* [To do]:
Find the lines containing the word "script" and copy every one of them.

* [Exercise materials]:
►

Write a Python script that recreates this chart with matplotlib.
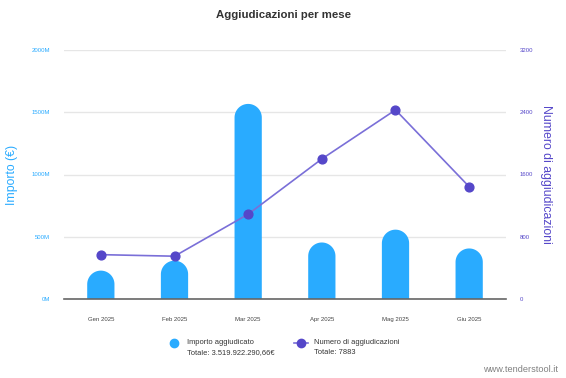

◄
►

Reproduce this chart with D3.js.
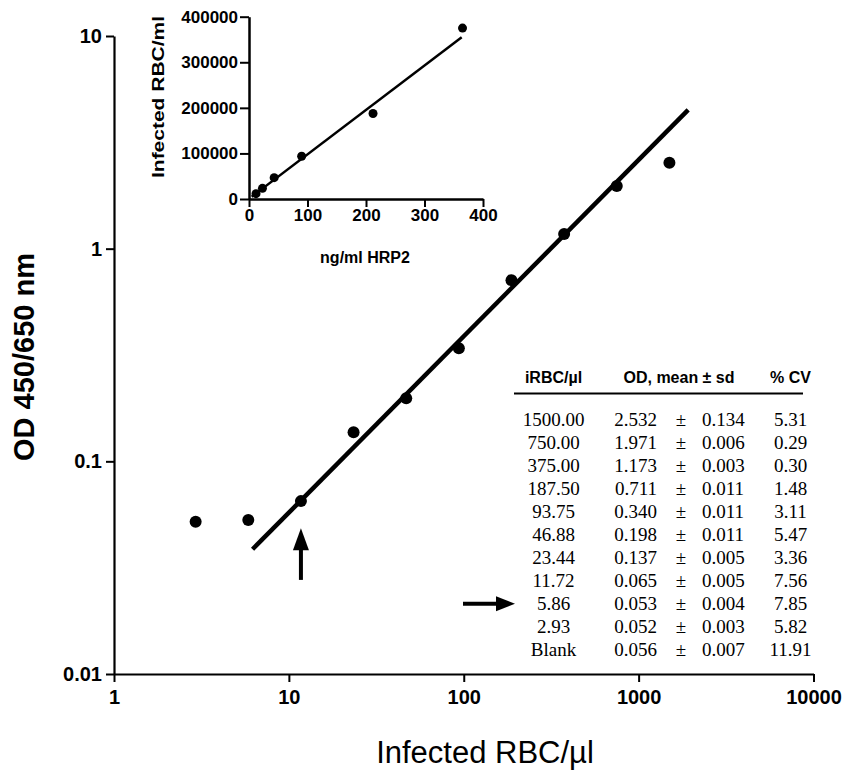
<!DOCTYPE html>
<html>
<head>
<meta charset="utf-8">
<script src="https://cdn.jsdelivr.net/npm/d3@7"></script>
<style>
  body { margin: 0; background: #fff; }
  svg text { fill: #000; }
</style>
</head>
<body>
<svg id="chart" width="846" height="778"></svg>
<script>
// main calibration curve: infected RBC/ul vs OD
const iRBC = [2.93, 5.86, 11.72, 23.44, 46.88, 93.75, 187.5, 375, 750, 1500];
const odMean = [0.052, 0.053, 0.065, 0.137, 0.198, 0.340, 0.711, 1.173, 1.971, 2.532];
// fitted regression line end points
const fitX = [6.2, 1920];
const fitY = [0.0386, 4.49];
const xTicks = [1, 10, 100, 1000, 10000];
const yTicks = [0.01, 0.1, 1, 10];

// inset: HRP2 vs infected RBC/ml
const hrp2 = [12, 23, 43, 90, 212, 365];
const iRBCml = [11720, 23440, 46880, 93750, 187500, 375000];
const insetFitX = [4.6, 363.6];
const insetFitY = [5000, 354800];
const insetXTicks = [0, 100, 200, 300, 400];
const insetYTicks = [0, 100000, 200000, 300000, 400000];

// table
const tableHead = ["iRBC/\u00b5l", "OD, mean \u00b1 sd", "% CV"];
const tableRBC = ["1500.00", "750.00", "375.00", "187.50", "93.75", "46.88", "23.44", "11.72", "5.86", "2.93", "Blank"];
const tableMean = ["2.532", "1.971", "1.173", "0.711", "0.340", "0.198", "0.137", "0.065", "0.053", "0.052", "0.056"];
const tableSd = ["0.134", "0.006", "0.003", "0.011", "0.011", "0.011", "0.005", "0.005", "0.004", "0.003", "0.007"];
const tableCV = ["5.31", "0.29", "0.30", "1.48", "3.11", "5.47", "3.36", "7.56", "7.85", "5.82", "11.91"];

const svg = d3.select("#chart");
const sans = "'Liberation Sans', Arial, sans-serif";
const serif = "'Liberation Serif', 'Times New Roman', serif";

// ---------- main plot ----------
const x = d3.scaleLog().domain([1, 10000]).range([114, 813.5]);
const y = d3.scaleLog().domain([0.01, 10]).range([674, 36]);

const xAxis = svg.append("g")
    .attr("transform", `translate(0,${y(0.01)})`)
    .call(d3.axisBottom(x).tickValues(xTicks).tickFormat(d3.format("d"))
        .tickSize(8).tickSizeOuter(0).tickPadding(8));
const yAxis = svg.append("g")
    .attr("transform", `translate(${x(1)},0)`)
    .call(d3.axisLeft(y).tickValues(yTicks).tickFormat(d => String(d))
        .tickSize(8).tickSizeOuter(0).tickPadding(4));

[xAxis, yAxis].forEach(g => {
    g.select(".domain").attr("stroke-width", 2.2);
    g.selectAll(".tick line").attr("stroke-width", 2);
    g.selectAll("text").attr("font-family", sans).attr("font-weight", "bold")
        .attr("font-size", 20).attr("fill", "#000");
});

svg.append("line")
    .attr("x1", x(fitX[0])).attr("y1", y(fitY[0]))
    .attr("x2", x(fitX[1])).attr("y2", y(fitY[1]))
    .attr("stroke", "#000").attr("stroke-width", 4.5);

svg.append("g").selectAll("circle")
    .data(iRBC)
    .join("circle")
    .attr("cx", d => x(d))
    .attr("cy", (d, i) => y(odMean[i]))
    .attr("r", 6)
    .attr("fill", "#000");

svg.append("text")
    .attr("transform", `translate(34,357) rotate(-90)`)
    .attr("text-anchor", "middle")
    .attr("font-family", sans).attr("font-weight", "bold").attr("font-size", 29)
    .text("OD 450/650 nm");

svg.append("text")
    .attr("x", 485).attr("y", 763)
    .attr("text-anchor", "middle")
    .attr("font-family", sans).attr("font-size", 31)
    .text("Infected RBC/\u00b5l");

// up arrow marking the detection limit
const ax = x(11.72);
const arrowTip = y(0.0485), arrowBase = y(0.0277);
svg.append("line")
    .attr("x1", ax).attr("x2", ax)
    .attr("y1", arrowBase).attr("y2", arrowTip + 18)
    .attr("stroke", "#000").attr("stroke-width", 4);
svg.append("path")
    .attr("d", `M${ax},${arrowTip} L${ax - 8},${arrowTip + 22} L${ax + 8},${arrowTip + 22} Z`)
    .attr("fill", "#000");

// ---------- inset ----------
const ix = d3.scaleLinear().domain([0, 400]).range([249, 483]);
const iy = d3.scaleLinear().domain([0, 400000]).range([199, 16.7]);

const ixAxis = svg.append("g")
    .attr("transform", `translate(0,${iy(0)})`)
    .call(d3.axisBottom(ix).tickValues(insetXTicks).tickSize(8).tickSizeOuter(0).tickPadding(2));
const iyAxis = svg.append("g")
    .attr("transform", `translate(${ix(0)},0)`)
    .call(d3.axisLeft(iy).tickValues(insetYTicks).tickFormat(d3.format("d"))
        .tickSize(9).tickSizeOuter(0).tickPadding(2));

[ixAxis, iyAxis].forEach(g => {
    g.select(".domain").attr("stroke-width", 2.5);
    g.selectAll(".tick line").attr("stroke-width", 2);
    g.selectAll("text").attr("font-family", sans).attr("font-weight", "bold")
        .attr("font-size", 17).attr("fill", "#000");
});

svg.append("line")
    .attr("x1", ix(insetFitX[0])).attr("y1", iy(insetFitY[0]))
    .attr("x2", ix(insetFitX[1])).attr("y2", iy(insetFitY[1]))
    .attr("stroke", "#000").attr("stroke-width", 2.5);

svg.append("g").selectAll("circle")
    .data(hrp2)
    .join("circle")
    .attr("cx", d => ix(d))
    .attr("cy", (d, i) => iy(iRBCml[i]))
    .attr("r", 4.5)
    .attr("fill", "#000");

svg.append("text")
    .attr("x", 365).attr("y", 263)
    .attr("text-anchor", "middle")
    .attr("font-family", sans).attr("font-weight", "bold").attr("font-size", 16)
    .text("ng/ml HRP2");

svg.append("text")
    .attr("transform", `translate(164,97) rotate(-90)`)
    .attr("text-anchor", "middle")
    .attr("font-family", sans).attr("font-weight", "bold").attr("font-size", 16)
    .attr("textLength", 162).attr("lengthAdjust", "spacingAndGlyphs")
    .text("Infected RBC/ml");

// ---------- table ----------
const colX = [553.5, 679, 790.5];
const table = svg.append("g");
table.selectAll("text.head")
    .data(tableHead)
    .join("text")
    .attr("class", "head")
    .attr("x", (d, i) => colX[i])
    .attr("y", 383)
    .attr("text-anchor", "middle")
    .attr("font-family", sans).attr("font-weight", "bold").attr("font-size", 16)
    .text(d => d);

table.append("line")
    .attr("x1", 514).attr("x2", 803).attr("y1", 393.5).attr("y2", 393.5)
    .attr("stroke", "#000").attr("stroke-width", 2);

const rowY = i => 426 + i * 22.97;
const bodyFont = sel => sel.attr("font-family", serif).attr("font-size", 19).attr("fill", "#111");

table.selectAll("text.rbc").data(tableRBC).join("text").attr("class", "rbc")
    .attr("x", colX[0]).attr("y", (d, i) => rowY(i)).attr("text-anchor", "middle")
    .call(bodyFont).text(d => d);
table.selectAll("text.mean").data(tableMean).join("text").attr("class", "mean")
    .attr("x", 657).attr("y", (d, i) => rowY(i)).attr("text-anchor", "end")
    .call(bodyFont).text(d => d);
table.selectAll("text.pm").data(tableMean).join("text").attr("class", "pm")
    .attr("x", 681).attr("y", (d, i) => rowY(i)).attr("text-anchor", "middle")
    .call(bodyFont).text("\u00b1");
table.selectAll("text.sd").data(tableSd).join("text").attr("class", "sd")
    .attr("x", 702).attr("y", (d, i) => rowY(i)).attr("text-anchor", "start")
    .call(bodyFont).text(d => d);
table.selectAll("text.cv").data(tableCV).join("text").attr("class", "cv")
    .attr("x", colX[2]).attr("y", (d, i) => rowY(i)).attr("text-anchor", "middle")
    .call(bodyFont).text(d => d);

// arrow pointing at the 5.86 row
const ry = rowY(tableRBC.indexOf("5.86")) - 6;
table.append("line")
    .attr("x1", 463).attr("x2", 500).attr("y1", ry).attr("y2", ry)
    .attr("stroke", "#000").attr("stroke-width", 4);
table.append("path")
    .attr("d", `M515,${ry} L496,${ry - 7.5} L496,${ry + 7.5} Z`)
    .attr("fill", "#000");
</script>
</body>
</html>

◄

* [Solution]:
Write a Python script that recreates this chart with matplotlib.
<script src="https://cdn.jsdelivr.net/npm/d3@7"></script>
<script>
</script>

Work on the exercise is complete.